Below, locate the line that contains "Emit a Python". Repeat exactly from that line to the line that contains "import pandas as pd", inclusive, leaving out the pictures.
Start
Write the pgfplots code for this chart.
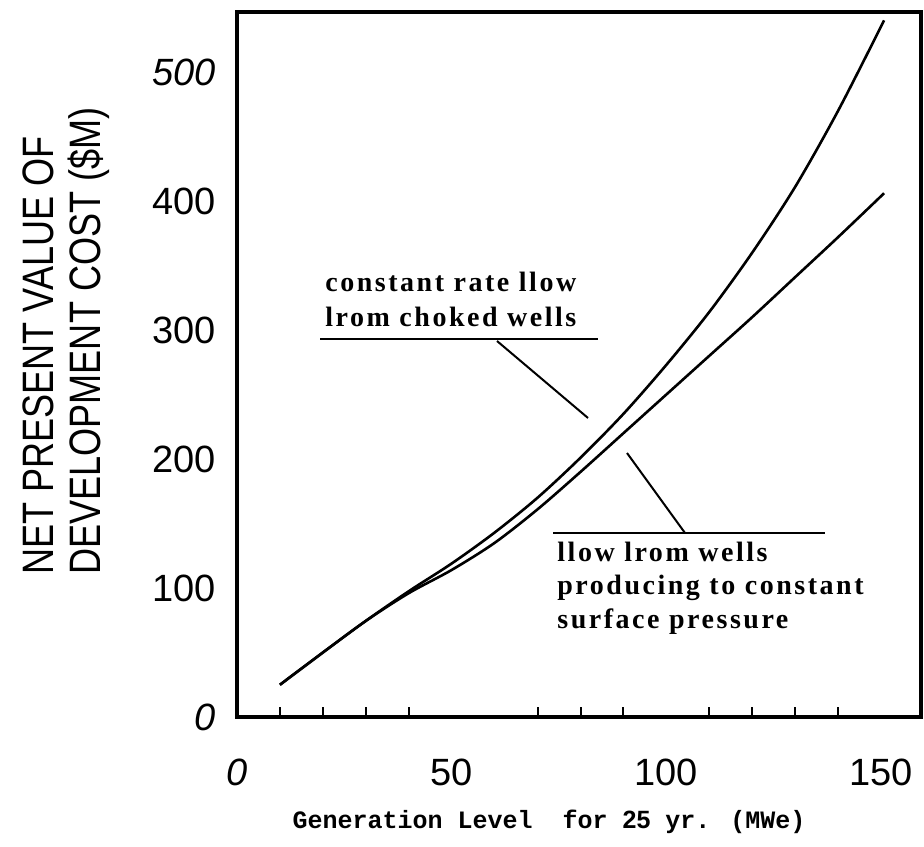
\documentclass[border=0pt]{standalone}
\usepackage{pgfplots}
\pgfplotsset{compat=1.18}
\usepackage{fontspec}
\setmainfont{Liberation Sans}
\newfontfamily\ylabfont[FakeStretch=0.82]{Liberation Sans}
\newfontfamily\annfont[LetterSpace=9]{Liberation Serif}
\newfontfamily\monofont{Liberation Mono}
\begin{document}
\begin{tikzpicture}
\path[use as bounding box] (-118.5pt,-64.5pt) rectangle (343.5pt,358.5pt);
\begin{axis}[
  at={(0,0)}, anchor=south west,
  scale only axis, width=342pt, height=352.5pt,
  xmin=0, xmax=159.3, ymin=0, ymax=546.5,
  axis line style={line width=1.6pt, black},
  xtick={0,50,100,150},
  xticklabels={\textit{0},50,100,150},
  minor xtick={10,20,30,40,70,80,90,110,120,130,140},
  ytick={0,100,200,300,400,500},
  yticklabels={\textit{0},100,200,300,400,\textit{500}},
  major tick length=0pt,
  minor tick length=5pt,
  tick align=inside,
  xtick pos=left, ytick pos=left,
  tick style={line width=1pt, black},
  tick label style={font=\fontsize{19}{20}\selectfont},
  xticklabel style={anchor=center, inner sep=0pt, yshift=-27.5pt},
  yticklabel style={anchor=east, inner sep=0pt, xshift=-10.5pt},
]
\addplot[black, line width=1.3pt, smooth] coordinates {
 (10,25) (20,50) (30,74.5) (40,97.5) (50,119) (60,143) (70,170) (80,201)
 (90,235) (100,273) (110,314) (120,360) (130,411) (140,470) (150.7,540)};
\addplot[black, line width=1.3pt, smooth] coordinates {
 (10,25) (20,50) (30,74.5) (40,96) (50,114) (60,135) (70,161) (80,190)
 (90,220) (100,250) (110,280) (120,310) (130,341) (140,372) (150.7,406)};
\end{axis}
% y label
\node[rotate=90, anchor=north west, align=left, inner sep=0pt,
  font=\ylabfont\fontsize{22}{23.5}\selectfont] at (-107.5pt,71pt)
  {NET PRESENT VALUE OF\\DEVELOPMENT COST (\$M)};
% x label
\node[anchor=center, inner sep=0pt, font=\monofont\bfseries\fontsize{12.5}{14}\selectfont]
  at (156pt,-52.5pt) {Generation Level\ \ for {\fontspec{Liberation Sans}\bfseries 25} yr. (MWe)};
% annotation 1
\node[anchor=base west, inner sep=0pt, font=\annfont\bfseries\fontsize{14}{15}\selectfont]
  at (44pt,212.5pt) {constant rate llow};
\node[anchor=base west, inner sep=0pt, font=\annfont\bfseries\fontsize{14}{15}\selectfont]
  at (44pt,195pt) {lrom choked wells};
\draw[line width=1.1pt] (41.5pt,189pt) -- (180.5pt,189pt);
\draw[line width=1pt] (130pt,188pt) -- (175.5pt,149.5pt);
% annotation 2
\draw[line width=1.1pt] (158pt,92pt) -- (294pt,92pt);
\draw[line width=1pt] (224pt,92pt) -- (195pt,132pt);
\node[anchor=base west, inner sep=0pt, font=\annfont\bfseries\fontsize{14}{15}\selectfont]
  at (160pt,77.6pt) {llow lrom wells};
\node[anchor=base west, inner sep=0pt, font=\annfont\bfseries\fontsize{14}{15}\selectfont]
  at (160pt,61.4pt) {producing to constant};
\node[anchor=base west, inner sep=0pt, font=\annfont\bfseries\fontsize{14}{15}\selectfont]
  at (160pt,44.3pt) {surface pressure};
\end{tikzpicture}
\end{document}
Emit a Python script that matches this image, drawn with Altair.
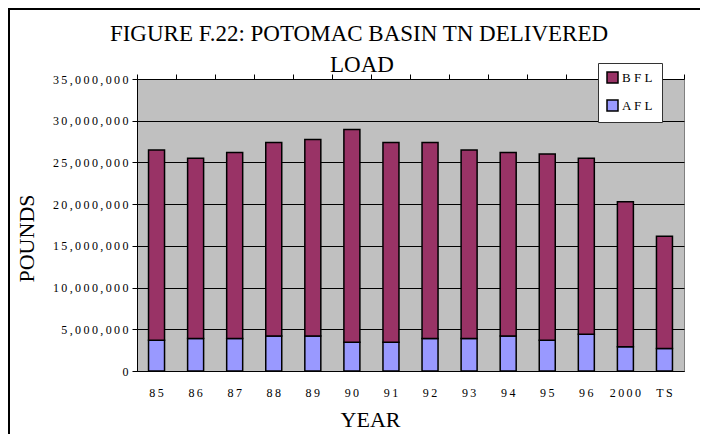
import altair as alt
import pandas as pd

years = ["85", "86", "87", "88", "89", "90", "91", "92", "93", "94", "95", "96", "2000", "TS"]
afl = [3700000, 3900000, 3900000, 4200000, 4200000, 3450000, 3450000, 3900000, 3900000, 4200000, 3700000, 4400000, 2900000, 2700000]
bfl = [22800000, 21600000, 22300000, 23200000, 23550000, 25500000, 23950000, 23500000, 22600000, 22000000, 22300000, 21100000, 17400000, 13450000]
series_names = ["BFL", "AFL"]
series_colors = ["#993366", "#9999FF"]
y_ticks = [0, 5000000, 10000000, 15000000, 20000000, 25000000, 30000000, 35000000]
title_lines = ["FIGURE F.22: POTOMAC BASIN TN DELIVERED", "LOAD"]

rows = []
for i, yr in enumerate(years):
    rows.append({"year": yr, "series": "AFL", "value": afl[i], "ord": 0})
    rows.append({"year": yr, "series": "BFL", "value": bfl[i], "ord": 1})
df = pd.DataFrame(rows)
df_years = pd.DataFrame({"year": years})

FONT = "Liberation Serif"
W, H = 547, 292
spaced = "join(split(datum.label, ''), '\u2009')"

bars = alt.Chart(df).mark_bar(size=16, stroke="black", strokeWidth=1.5).encode(
    x=alt.X("year:N", sort=years,
            scale=alt.Scale(paddingInner=0, paddingOuter=0),
            axis=alt.Axis(title="YEAR", ticks=False, tickSize=0, labelPadding=16,
                          labelAngle=0, labelExpr=spaced, labelFont=FONT, labelFontSize=12,
                          labelColor="black", domainColor="black", domainWidth=1,
                          titleFont=FONT, titleFontSize=22, titleFontWeight="normal",
                          titleColor="black", titleX=233, titleY=55,
                          titleBaseline="alphabetic", titleAlign="center", grid=False)),
    y=alt.Y("value:Q", stack="zero",
            scale=alt.Scale(domain=[0, 35000000], nice=False),
            axis=alt.Axis(values=y_ticks, format=",d", labelExpr=spaced,
                          labelFont=FONT, labelFontSize=12, labelColor="black",
                          tickColor="black", tickSize=5, labelPadding=4,
                          domainColor="black", domainWidth=1,
                          grid=True, gridColor="black", gridWidth=1,
                          title="POUNDS", titleFont=FONT, titleFontSize=22,
                          titleFontWeight="normal", titleColor="black",
                          titleAngle=270, titleX=-104, titleY=159,
                          titleBaseline="alphabetic", titleAlign="center")),
    color=alt.Color("series:N",
                    scale=alt.Scale(domain=series_names, range=series_colors),
                    legend=alt.Legend(title=None, orient="none", legendX=461, legendY=-16,
                                      fillColor="white", strokeColor="#333333",
                                      padding=8, symbolType="square", symbolSize=121,
                                      symbolStrokeColor="black", symbolStrokeWidth=1.5,
                                      labelFont=FONT, labelFontSize=13, labelColor="black",
                                      labelExpr="join(split(datum.label, ''), ' ')",
                                      rowPadding=11, labelOffset=3)),
    order=alt.Order("ord:Q"),
)

ticks0 = alt.Chart(df_years).mark_point(opacity=0).encode(
    x=alt.X("year:N", sort=years,
            axis=alt.Axis(bandPosition=0, labels=False, domain=False, title=None,
                          tickSize=5, tickColor="black", grid=False))
)
ticks1 = alt.Chart(df_years).mark_point(opacity=0).encode(
    x=alt.X("year:N", sort=years,
            axis=alt.Axis(bandPosition=1, values=["TS"], labels=False, domain=False,
                          title=None, tickSize=5, tickColor="black", grid=False))
)

title1 = alt.Chart(alt.Data(values=[{"t": title_lines[0]}])).mark_text(
    font=FONT, fontSize=23, color="black", align="center", baseline="alphabetic"
).encode(text="t:N", x=alt.value(222), y=alt.value(-38))
title2 = alt.Chart(alt.Data(values=[{"t": title_lines[1]}])).mark_text(
    font=FONT, fontSize=23, color="black", align="center", baseline="alphabetic"
).encode(text="t:N", x=alt.value(225), y=alt.value(-7))

border_left = alt.Chart(alt.Data(values=[{}])).mark_rule(color="black", strokeWidth=2).encode(
    x=alt.value(-128), y=alt.value(-71), y2=alt.value(H + 63)
)
border_top = alt.Chart(alt.Data(values=[{}])).mark_rule(color="black", strokeWidth=2).encode(
    x=alt.value(-128), x2=alt.value(W + 16), y=alt.value(-70)
)

chart = alt.layer(bars, ticks0, ticks1, title1, title2, border_left, border_top).resolve_axis(
    x="independent"
).properties(
    width=W, height=H,
    autosize=alt.AutoSizeParams(type="none"),
    padding={"left": 129, "top": 71, "right": 16, "bottom": 63},
    background="white",
).configure_view(fill="#C0C0C0", stroke="#808080", strokeWidth=1)

chart.save("out.html", embed_options={"renderer": "svg", "actions": False})
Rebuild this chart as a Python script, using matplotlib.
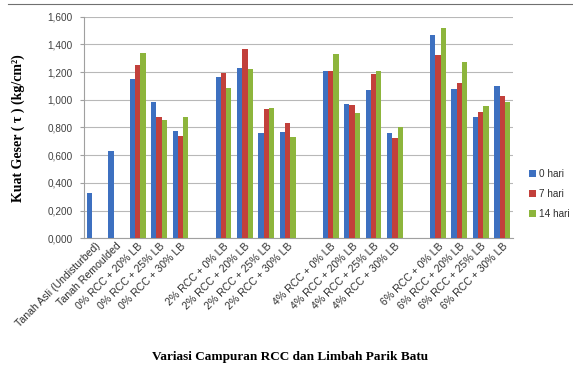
import numpy as np
import matplotlib
matplotlib.use("Agg")
import matplotlib.pyplot as plt
from matplotlib.lines import Line2D
from matplotlib.ticker import FuncFormatter

nan = np.nan

categories = ["Tanah Asli (Undisturbed)", "Tanah Remoulded",
              "0% RCC + 20% LB", "0% RCC + 25% LB", "0% RCC + 30% LB", "",
              "2% RCC + 0% LB", "2% RCC + 20% LB", "2% RCC + 25% LB", "2% RCC + 30% LB", "",
              "4% RCC + 0% LB", "4% RCC + 20% LB", "4% RCC + 25% LB", "4% RCC + 30% LB", "",
              "6% RCC + 0% LB", "6% RCC + 20% LB", "6% RCC + 25% LB", "6% RCC + 30% LB"]

hari_0 = [0.325, 0.630, 1.148, 0.982, 0.775, nan,
          1.162, 1.227, 0.758, 0.765, nan,
          1.206, 0.972, 1.073, 0.758, nan,
          1.468, 1.076, 0.878, 1.097]
hari_7 = [nan, nan, 1.251, 0.876, 0.741, nan,
          1.196, 1.365, 0.936, 0.835, nan,
          1.206, 0.962, 1.186, 0.727, nan,
          1.321, 1.119, 0.912, 1.025]
hari_14 = [nan, nan, 1.336, 0.856, 0.878, nan,
           1.087, 1.220, 0.943, 0.734, nan,
           1.331, 0.902, 1.208, 0.801, nan,
           1.518, 1.273, 0.953, 0.982]

series = [("0 hari", hari_0, "#3D70C0"),
          ("7 hari", hari_7, "#C2403B"),
          ("14 hari", hari_14, "#8DB53C")]

fig = plt.figure(figsize=(5.73, 3.67), dpi=100)
ax = fig.add_axes([84 / 573, 1 - 238.3 / 367, (513 - 84) / 573, (238.3 - 16.7) / 367])

x = np.arange(len(categories))
w = 0.245
for i, (name, vals, col) in enumerate(series):
    ax.bar(x + (i - 1) * w, vals, width=w, color=col, label=name,
           edgecolor="none", zorder=3)

ax.set_xlim(-0.5, len(categories) - 0.5)
ax.set_ylim(0, 1.6)
ax.set_yticks(np.arange(0, 1.61, 0.2))
ax.yaxis.set_major_formatter(FuncFormatter(lambda v, p: f"{v:.3f}".replace(".", ",")))
ax.grid(axis="y", color="#B8B8B8", linewidth=0.8, zorder=0)
for s in ["top", "right"]:
    ax.spines[s].set_visible(False)
ax.spines["left"].set_color("#A0A0A0")
ax.spines["bottom"].set_color("#A0A0A0")
ax.tick_params(axis="y", length=3, color="#A0A0A0", labelsize=7.2, labelcolor="#404040", pad=5)
ax.tick_params(axis="x", length=0, pad=2)
ax.set_xticks(x)
ax.set_xticklabels(categories, rotation=45, ha="right", rotation_mode="anchor",
                   fontsize=7.6, color="#303030", family="Liberation Sans")
for lab in ax.get_yticklabels():
    lab.set_family("Liberation Sans")

fig.text(18 / 573, 1 - 128 / 367, "Kuat Geser ( τ ) (kg/cm²)", rotation=90,
         ha="center", va="center", fontsize=10, fontweight="bold", family="Liberation Serif")
fig.text(290 / 573, 1 - 357 / 367, "Variasi Campuran RCC dan Limbah Parik Batu",
         ha="center", va="center", fontsize=9.5, fontweight="bold", family="Liberation Serif")

leg = fig.legend(loc="center left", bbox_to_anchor=(520 / 573, 1 - 194 / 367),
                 frameon=False, fontsize=7.2, handlelength=0.7, handleheight=0.7,
                 handletextpad=0.3, labelspacing=1.0)
for t in leg.get_texts():
    t.set_family("Liberation Sans")
    t.set_color("#303030")

fig.add_artist(Line2D([8 / 573, 1], [1 - 4 / 367, 1 - 4 / 367], color="#707070", linewidth=0.8))

fig.savefig("out.png", dpi=100)
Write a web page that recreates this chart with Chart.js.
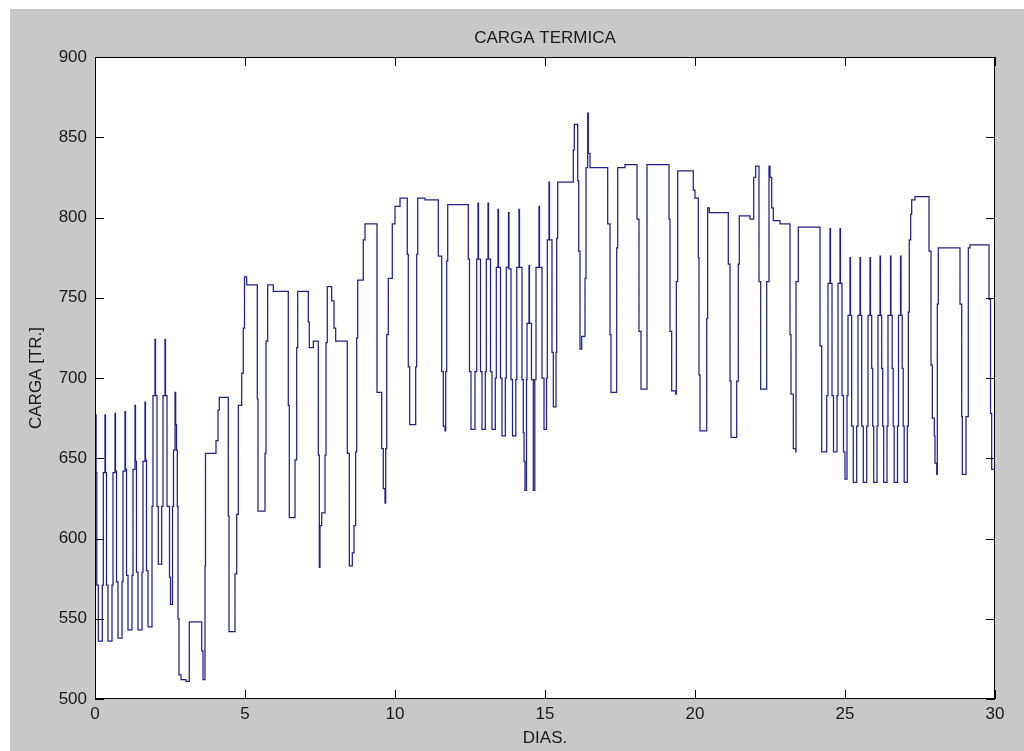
<!DOCTYPE html>
<html>
<head>
<meta charset="utf-8">
<title>CARGA TERMICA</title>
<script src="https://cdn.jsdelivr.net/npm/chart.js@4.4.1/dist/chart.umd.min.js"></script>
<style>
  html, body { margin: 0; padding: 0; background: #fff; }
  canvas { display: block; }
</style>
</head>
<body>
<canvas id="cargaChart" width="1024" height="751"></canvas>
<script>
// [dia, carga TR] -- each point starts a new level (stepped line)
const semana1 = [
  [0, 641], [0.02, 677], [0.037, 641], [0.06, 571], [0.11, 536], [0.243, 571], [0.277, 641],
  [0.333, 677], [0.35, 641], [0.383, 571], [0.433, 536], [0.567, 571], [0.6, 641],
  [0.667, 678], [0.683, 642], [0.717, 573], [0.767, 538], [0.9, 573], [0.933, 642],
  [1.0, 679], [1.017, 643], [1.05, 577], [1.1, 543], [1.233, 577], [1.267, 643],
  [1.333, 683], [1.35, 648], [1.383, 579], [1.433, 543], [1.567, 579], [1.6, 648],
  [1.667, 685], [1.683, 649], [1.717, 580], [1.767, 545], [1.9, 620], [1.933, 689],
  [2.0, 724], [2.017, 689], [2.067, 620], [2.11, 584], [2.223, 620], [2.267, 689],
  [2.333, 724], [2.35, 689], [2.4, 620], [2.483, 576], [2.517, 559], [2.583, 620], [2.617, 655],
  [2.667, 691], [2.69, 671], [2.717, 655], [2.743, 620], [2.767, 550], [2.8, 515], [2.867, 512],
  [3.033, 511], [3.143, 548], [3.557, 530], [3.6, 512], [3.667, 583], [3.683, 653], [4.033, 661],
  [4.1, 680], [4.143, 688], [4.443, 614], [4.467, 542], [4.667, 578], [4.723, 615], [4.777, 683],
  [4.89, 703], [4.943, 731], [4.983, 763], [5.057, 758], [5.41, 687], [5.433, 617], [5.667, 653],
  [5.7, 723], [5.757, 758], [5.943, 754], [6.443, 683], [6.477, 613], [6.667, 649], [6.723, 719],
  [6.757, 754]
];

const semana2 = [
  [7.11, 735], [7.143, 719], [7.277, 723], [7.443, 652], [7.477, 582], [7.5, 608], [7.557, 616],
  [7.667, 652], [7.7, 722], [7.743, 757], [7.89, 748], [7.967, 731], [8.023, 723], [8.41, 653],
  [8.477, 583], [8.577, 591], [8.633, 608], [8.69, 654], [8.723, 725], [8.757, 761], [8.943, 786],
  [9.0, 796], [9.4, 691], [9.557, 656], [9.61, 631], [9.667, 622], [9.69, 656], [9.723, 727],
  [9.777, 762], [9.91, 796], [10.0, 807], [10.167, 812], [10.41, 777], [10.443, 707], [10.49, 671],
  [10.69, 707], [10.723, 777], [10.757, 812], [11.0, 811], [11.443, 776], [11.557, 704], [11.61, 670],
  [11.667, 667], [11.69, 704], [11.723, 773], [11.757, 808], [12.443, 774], [12.483, 704],
  [12.533, 668], [12.667, 704], [12.723, 774],
  [12.767, 809], [12.783, 774], [12.85, 704], [12.9, 668], [13.01, 704], [13.043, 774],
  [13.1, 809], [13.117, 774], [13.183, 704], [13.233, 668], [13.343, 700], [13.377, 769],
  [13.433, 805], [13.45, 769], [13.517, 700], [13.567, 664], [13.677, 700], [13.71, 769],
  [13.783, 803], [13.8, 768], [13.867, 699], [13.917, 664]
];

const semana3 = [
  [14.027, 699], [14.06, 769],
  [14.133, 805], [14.15, 769], [14.233, 699], [14.277, 666], [14.3, 648], [14.333, 630],
  [14.383, 699], [14.4, 734], [14.467, 770], [14.483, 734], [14.55, 699], [14.61, 630],
  [14.66, 699], [14.7, 769],
  [14.8, 807], [14.817, 769], [14.9, 700], [14.967, 668], [15.05, 700], [15.077, 786],
  [15.133, 822], [15.15, 786], [15.233, 716], [15.277, 682], [15.367, 716], [15.39, 787],
  [15.423, 822], [15.943, 842], [15.977, 858], [16.09, 823], [16.123, 779], [16.167, 718],
  [16.223, 726], [16.333, 762], [16.367, 831], [16.423, 865], [16.443, 840], [16.5, 831],
  [17.09, 796], [17.167, 727], [17.2, 691], [17.39, 781], [17.423, 831], [17.667, 833],
  [18.067, 799], [18.133, 729], [18.2, 693], [18.4, 833], [19.133, 799], [19.167, 729],
  [19.223, 692], [19.357, 690], [19.377, 760], [19.423, 829], [19.943, 817], [20.0, 812],
  [20.11, 775], [20.133, 702], [20.167, 667], [20.39, 737], [20.423, 806], [20.477, 803]
];

const semana4 = [
  [21.11, 771], [21.167, 698], [21.2, 663], [21.39, 698], [21.443, 771], [21.477, 801],
  [21.833, 799], [21.957, 825], [22.023, 832], [22.133, 760], [22.19, 693], [22.39, 760],
  [22.467, 832], [22.5, 825], [22.557, 806], [22.61, 798], [22.833, 796], [23.167, 727],
  [23.2, 690], [23.277, 656], [23.357, 654], [23.367, 760], [23.443, 794], [24.167, 720],
  [24.223, 654], [24.39, 689], [24.433, 759], [24.5, 793], [24.517, 759], [24.567, 689],
  [24.617, 654], [24.733, 689], [24.767, 759], [24.833, 793], [24.85, 759], [24.9, 689],
  [24.95, 654], [25.0, 637], [25.067, 689], [25.1, 739],
  [25.167, 775], [25.183, 739], [25.223, 670], [25.277, 635], [25.39, 670], [25.433, 739],
  [25.5, 775], [25.517, 739], [25.557, 670], [25.61, 635], [25.723, 670], [25.767, 739],
  [25.833, 775], [25.85, 739], [25.89, 706], [25.923, 670], [25.957, 635], [26.067, 670], [26.1, 739],
  [26.167, 776], [26.183, 739], [26.223, 706], [26.257, 670], [26.29, 635], [26.4, 670], [26.433, 739],
  [26.517, 776], [26.533, 739], [26.573, 706], [26.607, 670], [26.64, 635], [26.75, 670], [26.783, 739],
  [26.85, 776], [26.867, 739], [26.907, 706], [26.94, 670], [26.973, 635], [27.077, 670],
  [27.11, 741], [27.143, 786], [27.19, 802], [27.223, 811], [27.333, 813], [27.8, 779],
  [27.867, 708], [27.91, 675], [27.977, 664], [28.0, 647], [28.057, 640], [28.077, 746],
  [28.11, 781], [28.833, 746], [28.89, 676], [28.91, 640], [29.033, 676], [29.11, 781],
  [29.167, 783], [29.8, 749], [29.85, 678], [29.89, 643], [30, 643]
];

const diasTicks = [0, 5, 10, 15, 20, 25, 30];
const cargaTicks = [500, 550, 600, 650, 700, 750, 800, 850, 900];

const FONT = { family: "'Liberation Sans', Arial, sans-serif", size: 17 };
const TICK_LEN = 9;

// MATLAB-like figure: grey frame, white axes, box with inward ticks
const marco = {
  id: "marco",
  beforeDraw(chart) {
    const { ctx, chartArea: a } = chart;
    ctx.save();
    ctx.fillStyle = "#fff";
    ctx.fillRect(0, 0, chart.width, chart.height);
    ctx.fillStyle = "#c8c8c8";
    ctx.fillRect(10, 9, chart.width - 10, chart.height - 9);
    ctx.fillStyle = "#fff";
    ctx.fillRect(a.left, a.top, a.right - a.left, a.bottom - a.top);
    ctx.restore();
  },
  afterDraw(chart) {
    const { ctx, chartArea: a, scales } = chart;
    ctx.save();
    ctx.strokeStyle = "#000";
    ctx.lineWidth = 1;
    ctx.strokeRect(a.left + 0.5, a.top + 0.5, a.right - a.left - 1, a.bottom - a.top - 1);
    ctx.beginPath();
    diasTicks.forEach((v) => {
      const px = Math.round(scales.x.getPixelForValue(v)) + 0.5;
      ctx.moveTo(px, a.bottom);
      ctx.lineTo(px, a.bottom - TICK_LEN);
      ctx.moveTo(px, a.top);
      ctx.lineTo(px, a.top + TICK_LEN);
    });
    cargaTicks.forEach((v) => {
      const py = Math.round(scales.y.getPixelForValue(v)) + 0.5;
      ctx.moveTo(a.left, py);
      ctx.lineTo(a.left + TICK_LEN, py);
      ctx.moveTo(a.right, py);
      ctx.lineTo(a.right - TICK_LEN, py);
    });
    ctx.stroke();
    ctx.restore();
  },
};

const puntos = [...semana1, ...semana2, ...semana3, ...semana4].map(([x, y]) => ({ x, y }));

new Chart(document.getElementById("cargaChart").getContext("2d"), {
  type: "line",
  data: {
    datasets: [
      {
        data: puntos,
        stepped: true,
        borderColor: "#20208c",
        borderWidth: 1.25,
        pointRadius: 0,
        fill: false,
      },
    ],
  },
  options: {
    responsive: false,
    animation: false,
    devicePixelRatio: 1,
    layout: { padding: { top: 0, right: 29, bottom: 0, left: 0 } },
    plugins: {
      legend: { display: false },
      tooltip: { enabled: false },
      title: {
        display: true,
        text: "CARGA TERMICA",
        fullSize: false,
        color: "#1a1a1a",
        font: { ...FONT, weight: "normal" },
        padding: { top: 27.8, bottom: 8.8 },
      },
    },
    scales: {
      x: {
        type: "linear",
        min: 0,
        max: 30,
        afterBuildTicks: (s) => { s.ticks = diasTicks.map((v) => ({ value: v })); },
        afterFit: (s) => { s.height = 52; },
        grid: { display: false, drawTicks: false },
        border: { display: false },
        ticks: { color: "#1a1a1a", font: FONT, padding: 5, maxRotation: 0, autoSkip: false },
        title: { display: true, text: "DIAS.", color: "#1a1a1a", font: FONT, padding: { top: 0, bottom: 2.5 } },
      },
      y: {
        type: "linear",
        min: 500,
        max: 900,
        afterBuildTicks: (s) => { s.ticks = cargaTicks.map((v) => ({ value: v })); },
        afterFit: (s) => { s.width = 95; },
        grid: { display: false, drawTicks: false },
        border: { display: false },
        ticks: { color: "#1a1a1a", font: FONT, padding: 8 },
        title: { display: true, text: "CARGA [TR.]", color: "#1a1a1a", font: FONT, padding: { top: 25.8, bottom: 0 } },
      },
    },
  },
  plugins: [marco],
});
</script>
</body>
</html>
End
[Worked answer]:
Emit a Python script that matches this image, drawn with Altair.
import altair as alt
import pandas as pd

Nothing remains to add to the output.